Bruce Bigelow, a Cerrillos resident, ran with a friend’s burro named Carlotta. This is his second year participating in the race.
“We found that burro people are just awesome," Bigelow remarked. "Haven't met one burro person who's not great.”
The "burro people” had lived around the village for years when a park ranger named Peter Lipscomb got the idea to hold an annual race.
"We were having donkey hikes in the park," he said, because he "wanted to connect our park visitors with the cultural history and the fact that the burros were doing all the heavy lifting during the mining times. I thought that was a really appropriate thing to bring in and offer for our visitorship. We had period tack and period costumes for the people who brought their burros.
"And afterwards, as people were packing out, I met somebody, and I said I'd like to kind of develop an event that maybe could be something that the village could use the park trails as the course. And that was Shane Weigand, who is the race director for the New Mexico Pack Burros.”
Cerrillos held its first burro race in 2022, with more and more people showing up every year. While some just come to race, others are also here to educate people about the current issues facing burros.
Anna Eby runs the Blue Moon Sanctuary for burros in Georgetown, Texas. She described how burros can often end up without a home: “They can live for 40 or 50 years, so a lot of times it's a challenge for them to stay in their homes their entire lives because of things that happen in folks’ lives.
"In Texas in particular, a lot of people are selling their land, selling their ranches and things like that, and they can't take their donkeys with them or they don't want to.”
Burros are still quite common in the Southwest. Lipscomb explained that the animals used to be essential to Southwestern life.

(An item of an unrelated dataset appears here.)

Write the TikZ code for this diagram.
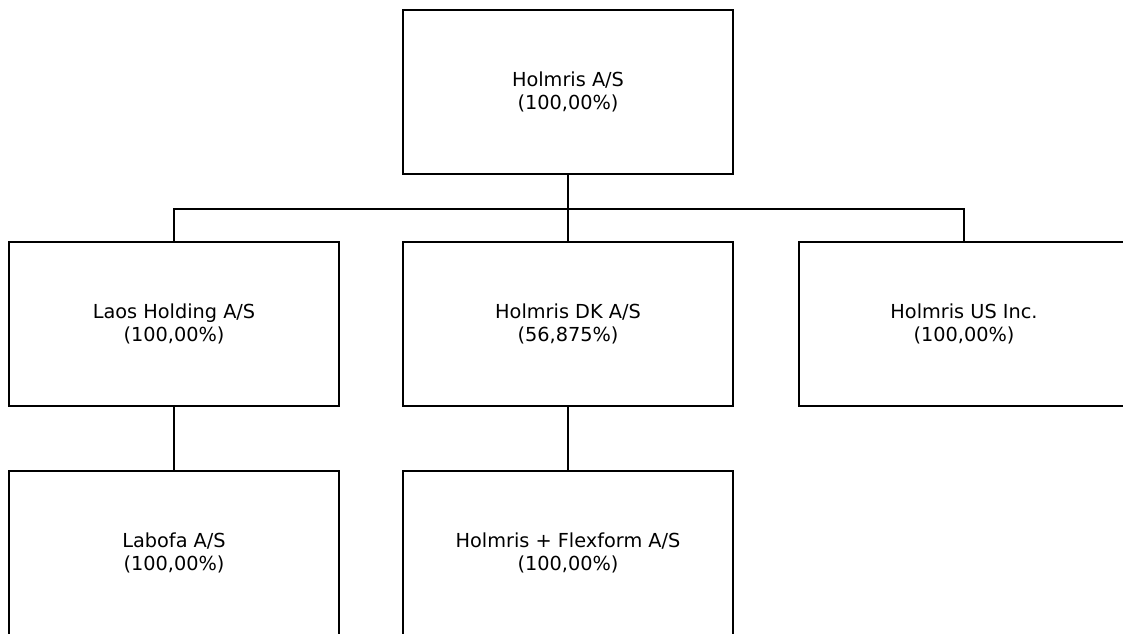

"When I think about people migrating westward, there was the Santa Fe trail, there was the Oregon trail. That kind of terrain is okay for large ox carts and other kinds of drey animals. But when you get into the rocky, arid western parts of the country, the only thing that's really going to make it for those changes in elevation and with the scrappy conditions to browse on is the burros.”

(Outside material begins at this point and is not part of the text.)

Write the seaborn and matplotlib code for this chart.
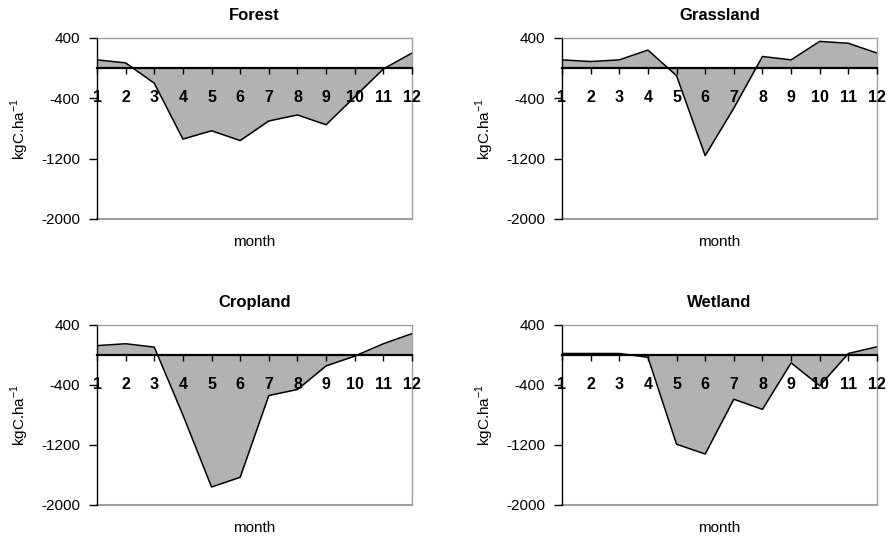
import numpy as np
import pandas as pd
import matplotlib
matplotlib.use("Agg")
import matplotlib.pyplot as plt
import seaborn as sns

# monthly carbon flux per land cover (kgC/ha)
months = list(range(1, 13))
forest = [110, 70, -200, -940, -830, -960, -700, -620, -750, -380, -10, 200]
grassland = [110, 88, 110, 240, -100, -1160, -530, 155, 110, 355, 330, 200]
cropland = [125, 150, 105, -800, -1760, -1630, -540, -460, -145, -15, 150, 285]
wetland = [20, 20, 20, -30, -1190, -1320, -590, -725, -105, -410, 20, 110]

panels = [
    ("Forest", forest, (97, 38, 315, 181)),
    ("Grassland", grassland, (562, 38, 315, 181)),
    ("Cropland", cropland, (97, 325, 315, 180)),
    ("Wetland", wetland, (562, 325, 315, 180)),
]

sns.set_style("white")
plt.rcParams['font.family'] = ['Liberation Sans', 'DejaVu Sans']
plt.rcParams['axes.axisbelow'] = False
plt.rcParams['axes.unicode_minus'] = False
plt.rcParams['text.color'] = 'black'
plt.rcParams['axes.labelcolor'] = 'black'
plt.rcParams['xtick.color'] = 'black'
plt.rcParams['ytick.color'] = 'black'
plt.rcParams['mathtext.fontset'] = 'custom'
plt.rcParams['mathtext.rm'] = 'Liberation Sans'

W, H = 890, 539
fig = plt.figure(figsize=(W / 100, H / 100), dpi=100)

for name, vals, (x0, y0, w, h) in panels:
    ax = fig.add_axes([x0 / W, 1 - (y0 + h) / H, w / W, h / H])
    ax.set_axisbelow(False)
    df = pd.DataFrame({'month': months, 'flux': vals})
    ax.fill_between(df['month'], df['flux'], 0, color='#b2b2b2', lw=0, zorder=1)
    sns.lineplot(data=df, x='month', y='flux', ax=ax, color='black', lw=1.1, zorder=2)

    ax.set_xlim(1, 12)
    ax.set_ylim(-2000, 400)
    ax.set_yticks([400, -400, -1200, -2000])
    ax.set_xticks(months)

    # frame: black left axis, grey box, category axis crossing at zero
    for s in ['top', 'right']:
        ax.spines[s].set_color('#a0a0a0')
        ax.spines[s].set_linewidth(1.0)
    ax.spines['left'].set_color('black')
    ax.spines['left'].set_linewidth(1.0)
    ax.spines['bottom'].set_position(('data', 0))
    ax.spines['bottom'].set_color('black')
    ax.spines['bottom'].set_linewidth(1.6)
    ax.spines['bottom'].set_zorder(5)
    ax.axhline(-2000, color='#a0a0a0', lw=1.5, clip_on=False)

    ax.tick_params(axis='y', direction='out', length=6, width=1, pad=6,
                   labelsize=11, left=True, color='black', labelcolor='black')
    ax.tick_params(axis='x', direction='out', length=4, width=1, pad=12,
                   labelsize=11.5, bottom=True, color='black', labelcolor='black')
    ax.set_xticklabels([str(m) for m in months])
    for lab in ax.get_xticklabels():
        lab.set_fontweight('bold')

    ax.set_title(name, fontweight='bold', fontsize=12, pad=13, color='black')
    ax.set_xlabel('month', fontsize=11)
    ax.set_ylabel(r'kgC.ha$^{\mathregular{-1}}$', fontsize=11)
    ax.xaxis.set_label_coords(0.5, -0.09)
    ax.yaxis.set_label_coords(-0.21, 0.5)

fig.savefig('out.png', dpi=100)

According to Eby, there’s still a common belief that burros are only useful as pack animals. “A lot of people view donkeys more as livestock," she said, adding that, "horses are viewed more favorably just generally in the culture as like companion.
"People think donkeys are more cartoonish and they're not. They're extremely intelligent and they're wonderful animals, but you just, people need more education about that.”
Today, Eby raced with a burro named Buddy, but he’s actually not one of hers. Buddy is from another burro rescue called Forever Home in Benson, Arizona.
Jennifer Volpe, a volunteer with the organization, showed up to today's race with ten burros in tow. “People actually pay a fee to run or walk with a donkey," she explained.
Volpe wore a headband with floppy donkey ears. Above all, she said, her organization came to the race "for awareness. Getting out to the community the importance of helping donkeys.”
For Lipscomb, burro races serve another purpose: keeping alive the unique history of the Southwest, or what he called the sense of place. “I think a sense of place is recognizing the multicultural heritage here, everything from the indigenous times up to the present day, and how we evolved through those periods of time."
The burro races, he said, offer people "a way to connect to what was meaningful and also have them give them some insight as to, you know, how rugged conditions were. Burros were the ones that could help us out in so many ways during that time.”
Burro races will continue in New Mexico and Colorado throughout the summer. The next race starts on Sunday, May 17, in the village of Magdalena.